Introduction
This manual is designed for developers looking to program the NVIDIA Base Command Manager (BCM) to enhance or modify its functionality. It focuses on the Python API, enabling automation of cluster operations, metric collection, and interaction with the CMDaemon process. The content is relevant for users familiar with the Administrator Manual, particularly CMDaemon, and provides detailed instructions for leveraging the Python API for various cluster management tasks.
About the Manuals
NVIDIA Base Command Manager 11 offers a suite of manuals covering different aspects of the system. These include the Administrator Manual for general cluster management, the Installation Manual for setup, the User Manual for end-user job submission, and specialized manuals for Cloudbursting, Edge, Containerization, and Mission Control integration. All manuals are regularly updated and available online at https://docs.nvidia.com/base-command-manager.
Getting Support
Support for BCM subscriptions from version 10 onwards is available through the NVIDIA Enterprise Support page. For developer-specific inquiries or more extensive support needs, developers can contact the BCM support team to arrange a support contract.
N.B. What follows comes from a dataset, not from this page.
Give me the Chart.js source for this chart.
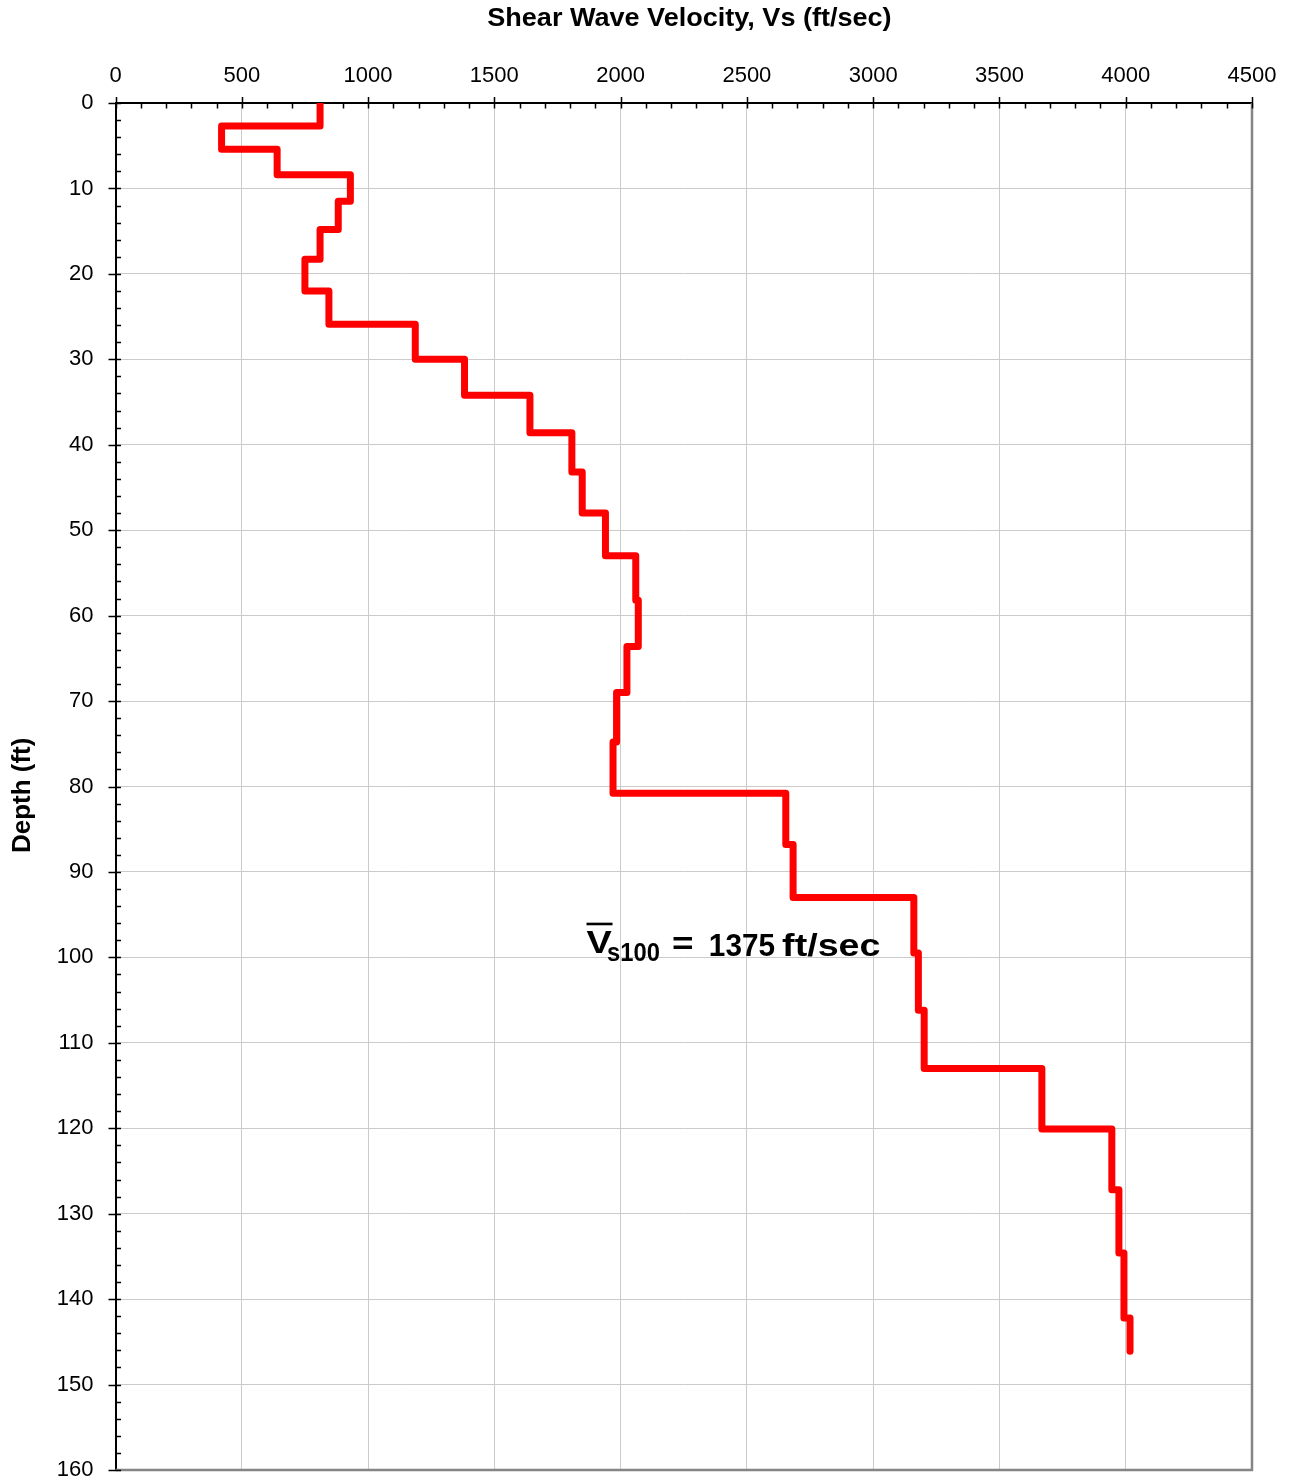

Professional services are also available via the NVIDIA Enterprise Services page.
Python API Overview
The NVIDIA Base Command Manager Python API, overhauled in version 8.2, provides a pure Python connection to the cluster manager. This allows for cluster operations to be automated using Python on any operating system supporting Python 3.5 and higher. The API utilizes several extra modules, including pyOpenSSL, ply, and lxml, among others. The manual details how to get started with the Python API, including setting up the environment, connecting to a cluster, inspecting and modifying settings, performing operations on entities, and monitoring cluster data.
Examples and Resources
The manual includes a comprehensive list of examples located at `/cm/local/examples/cmd/pythoncm` on the head node. These examples demonstrate various functionalities, such as managing nodes, collecting monitoring data, and executing commands. Trying out these examples is recommended for practical understanding and efficient use of the Python API.